==== DATA TO USE

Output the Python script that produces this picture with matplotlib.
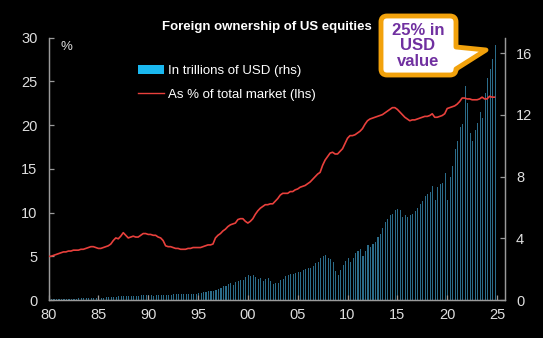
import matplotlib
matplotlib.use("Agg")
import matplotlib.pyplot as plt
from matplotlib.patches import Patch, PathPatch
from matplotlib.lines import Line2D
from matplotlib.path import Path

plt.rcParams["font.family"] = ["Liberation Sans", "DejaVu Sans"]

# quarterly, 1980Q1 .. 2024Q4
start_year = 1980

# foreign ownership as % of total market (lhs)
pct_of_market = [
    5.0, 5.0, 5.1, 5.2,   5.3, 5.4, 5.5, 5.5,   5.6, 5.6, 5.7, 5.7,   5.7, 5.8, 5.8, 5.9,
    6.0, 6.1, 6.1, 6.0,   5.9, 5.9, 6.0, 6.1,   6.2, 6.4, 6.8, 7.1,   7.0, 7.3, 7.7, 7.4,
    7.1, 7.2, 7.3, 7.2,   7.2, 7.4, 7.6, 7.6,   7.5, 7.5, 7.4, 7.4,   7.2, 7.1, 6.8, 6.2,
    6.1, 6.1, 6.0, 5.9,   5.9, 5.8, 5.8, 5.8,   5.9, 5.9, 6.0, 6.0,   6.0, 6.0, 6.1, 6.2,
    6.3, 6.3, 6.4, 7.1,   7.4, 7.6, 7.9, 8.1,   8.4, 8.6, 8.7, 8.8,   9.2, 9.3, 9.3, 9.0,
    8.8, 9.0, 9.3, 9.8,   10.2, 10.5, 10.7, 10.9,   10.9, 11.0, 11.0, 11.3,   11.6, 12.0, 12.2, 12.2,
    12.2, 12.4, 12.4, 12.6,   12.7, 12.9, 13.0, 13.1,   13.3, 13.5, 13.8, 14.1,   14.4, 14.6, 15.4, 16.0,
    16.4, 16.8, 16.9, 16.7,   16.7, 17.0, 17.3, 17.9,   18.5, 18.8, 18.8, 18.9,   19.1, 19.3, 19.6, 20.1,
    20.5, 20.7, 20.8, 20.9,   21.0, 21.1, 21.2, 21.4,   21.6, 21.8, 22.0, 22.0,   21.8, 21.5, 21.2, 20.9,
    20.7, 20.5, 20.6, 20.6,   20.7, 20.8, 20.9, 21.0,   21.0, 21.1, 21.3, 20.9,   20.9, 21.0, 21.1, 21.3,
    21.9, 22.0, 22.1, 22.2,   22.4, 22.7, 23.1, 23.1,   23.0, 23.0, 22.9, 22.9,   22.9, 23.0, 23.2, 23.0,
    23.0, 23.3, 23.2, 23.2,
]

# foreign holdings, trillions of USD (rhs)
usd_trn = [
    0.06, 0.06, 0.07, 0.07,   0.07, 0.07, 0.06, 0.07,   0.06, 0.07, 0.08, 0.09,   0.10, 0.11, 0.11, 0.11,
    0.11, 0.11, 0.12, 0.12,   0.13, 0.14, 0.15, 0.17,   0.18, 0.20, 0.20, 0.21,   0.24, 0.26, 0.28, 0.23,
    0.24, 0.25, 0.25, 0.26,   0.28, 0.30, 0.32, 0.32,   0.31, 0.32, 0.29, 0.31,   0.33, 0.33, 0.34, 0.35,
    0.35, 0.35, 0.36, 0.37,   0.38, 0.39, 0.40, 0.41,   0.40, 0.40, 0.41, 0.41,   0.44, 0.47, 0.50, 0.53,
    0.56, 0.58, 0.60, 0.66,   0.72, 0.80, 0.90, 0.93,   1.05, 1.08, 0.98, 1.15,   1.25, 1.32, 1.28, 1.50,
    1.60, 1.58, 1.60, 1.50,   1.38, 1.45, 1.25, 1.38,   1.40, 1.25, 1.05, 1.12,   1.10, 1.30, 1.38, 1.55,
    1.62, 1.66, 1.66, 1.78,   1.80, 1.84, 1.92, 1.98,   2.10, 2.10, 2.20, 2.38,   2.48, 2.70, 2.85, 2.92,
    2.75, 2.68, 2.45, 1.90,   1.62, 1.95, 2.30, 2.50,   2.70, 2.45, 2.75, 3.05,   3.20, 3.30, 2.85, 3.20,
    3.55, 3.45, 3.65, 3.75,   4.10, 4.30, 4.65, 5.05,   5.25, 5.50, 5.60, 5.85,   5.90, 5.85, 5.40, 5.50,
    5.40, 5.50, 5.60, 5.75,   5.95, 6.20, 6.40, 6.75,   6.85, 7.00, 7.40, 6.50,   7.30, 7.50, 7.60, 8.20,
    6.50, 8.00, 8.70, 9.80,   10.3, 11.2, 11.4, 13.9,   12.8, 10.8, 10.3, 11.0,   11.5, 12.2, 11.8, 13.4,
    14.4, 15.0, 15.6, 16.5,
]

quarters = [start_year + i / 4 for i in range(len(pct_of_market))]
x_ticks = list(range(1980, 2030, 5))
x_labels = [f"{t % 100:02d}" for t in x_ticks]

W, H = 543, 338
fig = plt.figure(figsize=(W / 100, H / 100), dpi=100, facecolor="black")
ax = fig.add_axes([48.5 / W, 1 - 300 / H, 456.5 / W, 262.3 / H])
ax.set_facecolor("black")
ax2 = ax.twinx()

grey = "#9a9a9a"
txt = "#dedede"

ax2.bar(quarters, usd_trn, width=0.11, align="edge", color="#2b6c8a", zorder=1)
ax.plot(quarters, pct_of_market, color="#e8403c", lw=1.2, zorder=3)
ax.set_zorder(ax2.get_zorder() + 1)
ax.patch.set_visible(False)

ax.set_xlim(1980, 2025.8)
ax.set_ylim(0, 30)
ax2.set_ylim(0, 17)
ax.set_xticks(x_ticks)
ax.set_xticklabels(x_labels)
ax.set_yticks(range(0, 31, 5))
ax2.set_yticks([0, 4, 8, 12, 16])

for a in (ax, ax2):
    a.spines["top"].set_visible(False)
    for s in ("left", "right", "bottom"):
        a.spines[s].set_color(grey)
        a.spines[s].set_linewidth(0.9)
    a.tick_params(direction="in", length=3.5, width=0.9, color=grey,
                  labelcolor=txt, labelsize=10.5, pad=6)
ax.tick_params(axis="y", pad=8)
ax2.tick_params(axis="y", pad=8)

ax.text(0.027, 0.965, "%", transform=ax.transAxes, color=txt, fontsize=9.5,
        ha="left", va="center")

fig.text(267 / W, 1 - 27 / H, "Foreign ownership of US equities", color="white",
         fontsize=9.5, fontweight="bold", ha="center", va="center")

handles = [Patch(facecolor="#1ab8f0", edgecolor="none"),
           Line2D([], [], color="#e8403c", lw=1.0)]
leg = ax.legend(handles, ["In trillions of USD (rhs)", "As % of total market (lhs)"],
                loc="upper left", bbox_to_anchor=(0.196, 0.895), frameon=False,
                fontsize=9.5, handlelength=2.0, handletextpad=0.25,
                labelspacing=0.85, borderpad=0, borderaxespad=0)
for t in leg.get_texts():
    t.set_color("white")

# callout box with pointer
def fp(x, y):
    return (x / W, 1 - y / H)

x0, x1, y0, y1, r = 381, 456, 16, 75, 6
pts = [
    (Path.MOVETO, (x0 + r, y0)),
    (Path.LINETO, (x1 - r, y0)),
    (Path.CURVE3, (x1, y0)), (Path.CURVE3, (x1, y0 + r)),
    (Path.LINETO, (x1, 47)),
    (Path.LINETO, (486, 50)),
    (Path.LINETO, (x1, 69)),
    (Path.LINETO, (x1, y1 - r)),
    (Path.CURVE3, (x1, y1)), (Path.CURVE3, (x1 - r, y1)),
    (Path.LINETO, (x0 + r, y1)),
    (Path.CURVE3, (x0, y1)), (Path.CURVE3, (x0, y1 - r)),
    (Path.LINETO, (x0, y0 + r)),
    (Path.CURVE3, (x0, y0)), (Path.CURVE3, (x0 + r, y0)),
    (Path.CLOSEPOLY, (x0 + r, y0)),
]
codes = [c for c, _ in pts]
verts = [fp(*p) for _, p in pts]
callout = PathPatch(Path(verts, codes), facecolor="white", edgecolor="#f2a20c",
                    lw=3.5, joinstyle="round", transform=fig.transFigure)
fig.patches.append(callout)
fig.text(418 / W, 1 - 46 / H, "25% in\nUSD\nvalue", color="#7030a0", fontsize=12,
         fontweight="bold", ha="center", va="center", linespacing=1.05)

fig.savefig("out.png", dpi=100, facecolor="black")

========
==== DATA TO USE

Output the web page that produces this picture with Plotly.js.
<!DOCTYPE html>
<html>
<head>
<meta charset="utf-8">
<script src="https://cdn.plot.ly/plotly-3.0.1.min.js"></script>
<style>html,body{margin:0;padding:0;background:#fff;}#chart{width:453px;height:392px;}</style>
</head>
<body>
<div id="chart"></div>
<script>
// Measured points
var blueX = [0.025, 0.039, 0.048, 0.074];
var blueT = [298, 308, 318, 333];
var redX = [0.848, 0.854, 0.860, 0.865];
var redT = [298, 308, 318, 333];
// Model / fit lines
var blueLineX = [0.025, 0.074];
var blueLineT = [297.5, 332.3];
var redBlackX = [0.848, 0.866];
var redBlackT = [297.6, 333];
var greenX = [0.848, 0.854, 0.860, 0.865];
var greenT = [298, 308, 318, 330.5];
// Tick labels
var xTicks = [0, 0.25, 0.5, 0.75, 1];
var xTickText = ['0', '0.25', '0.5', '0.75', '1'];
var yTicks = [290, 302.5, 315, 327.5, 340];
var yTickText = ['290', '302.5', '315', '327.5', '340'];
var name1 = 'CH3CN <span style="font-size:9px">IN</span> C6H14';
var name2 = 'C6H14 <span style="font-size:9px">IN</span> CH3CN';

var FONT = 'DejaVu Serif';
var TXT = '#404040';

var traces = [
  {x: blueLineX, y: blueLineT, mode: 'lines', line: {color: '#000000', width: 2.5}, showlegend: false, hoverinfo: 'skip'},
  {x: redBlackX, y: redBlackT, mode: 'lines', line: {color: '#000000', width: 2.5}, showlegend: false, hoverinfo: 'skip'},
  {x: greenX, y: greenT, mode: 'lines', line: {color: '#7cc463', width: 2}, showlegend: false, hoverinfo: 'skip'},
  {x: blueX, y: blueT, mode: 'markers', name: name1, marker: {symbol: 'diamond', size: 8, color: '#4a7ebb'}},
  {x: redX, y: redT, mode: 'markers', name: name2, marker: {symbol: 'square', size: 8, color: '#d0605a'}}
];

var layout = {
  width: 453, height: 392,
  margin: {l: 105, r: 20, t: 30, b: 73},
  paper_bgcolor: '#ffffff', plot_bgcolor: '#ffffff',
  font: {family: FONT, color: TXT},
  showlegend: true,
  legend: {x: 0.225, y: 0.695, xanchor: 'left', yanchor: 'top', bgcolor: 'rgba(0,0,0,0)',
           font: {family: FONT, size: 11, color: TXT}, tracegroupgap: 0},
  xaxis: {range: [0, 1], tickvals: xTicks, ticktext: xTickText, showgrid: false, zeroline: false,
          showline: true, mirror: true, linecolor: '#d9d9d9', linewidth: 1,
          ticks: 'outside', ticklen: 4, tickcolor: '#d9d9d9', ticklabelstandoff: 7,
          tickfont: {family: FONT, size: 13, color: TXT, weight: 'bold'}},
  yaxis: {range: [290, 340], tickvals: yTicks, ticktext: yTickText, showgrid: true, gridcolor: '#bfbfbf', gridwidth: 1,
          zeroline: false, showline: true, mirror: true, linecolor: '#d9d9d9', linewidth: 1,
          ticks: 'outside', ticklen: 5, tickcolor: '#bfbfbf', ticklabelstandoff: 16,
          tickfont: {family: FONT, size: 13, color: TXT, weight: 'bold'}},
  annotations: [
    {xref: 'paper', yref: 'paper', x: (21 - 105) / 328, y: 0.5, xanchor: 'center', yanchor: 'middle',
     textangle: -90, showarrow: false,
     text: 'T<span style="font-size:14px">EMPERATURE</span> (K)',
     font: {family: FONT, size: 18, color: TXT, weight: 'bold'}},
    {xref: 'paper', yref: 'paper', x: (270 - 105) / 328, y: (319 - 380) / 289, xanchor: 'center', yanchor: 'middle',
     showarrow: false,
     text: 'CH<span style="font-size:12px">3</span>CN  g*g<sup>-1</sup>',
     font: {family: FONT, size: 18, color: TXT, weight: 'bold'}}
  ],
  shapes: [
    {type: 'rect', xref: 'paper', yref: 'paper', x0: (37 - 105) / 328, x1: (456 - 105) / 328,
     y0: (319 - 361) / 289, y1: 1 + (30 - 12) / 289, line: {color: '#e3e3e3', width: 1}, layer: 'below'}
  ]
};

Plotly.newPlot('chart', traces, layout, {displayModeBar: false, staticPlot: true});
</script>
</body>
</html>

========

** SHORT TASK **
Write out again exactly the lines above from the one with "Output the Python" through the one with "start_year = 1980", adding no other lines and no pictures.

** SOLVED EXERCISE **
Output the Python script that produces this picture with matplotlib.
import matplotlib
matplotlib.use("Agg")
import matplotlib.pyplot as plt
from matplotlib.patches import Patch, PathPatch
from matplotlib.lines import Line2D
from matplotlib.path import Path

plt.rcParams["font.family"] = ["Liberation Sans", "DejaVu Sans"]

# quarterly, 1980Q1 .. 2024Q4
start_year = 1980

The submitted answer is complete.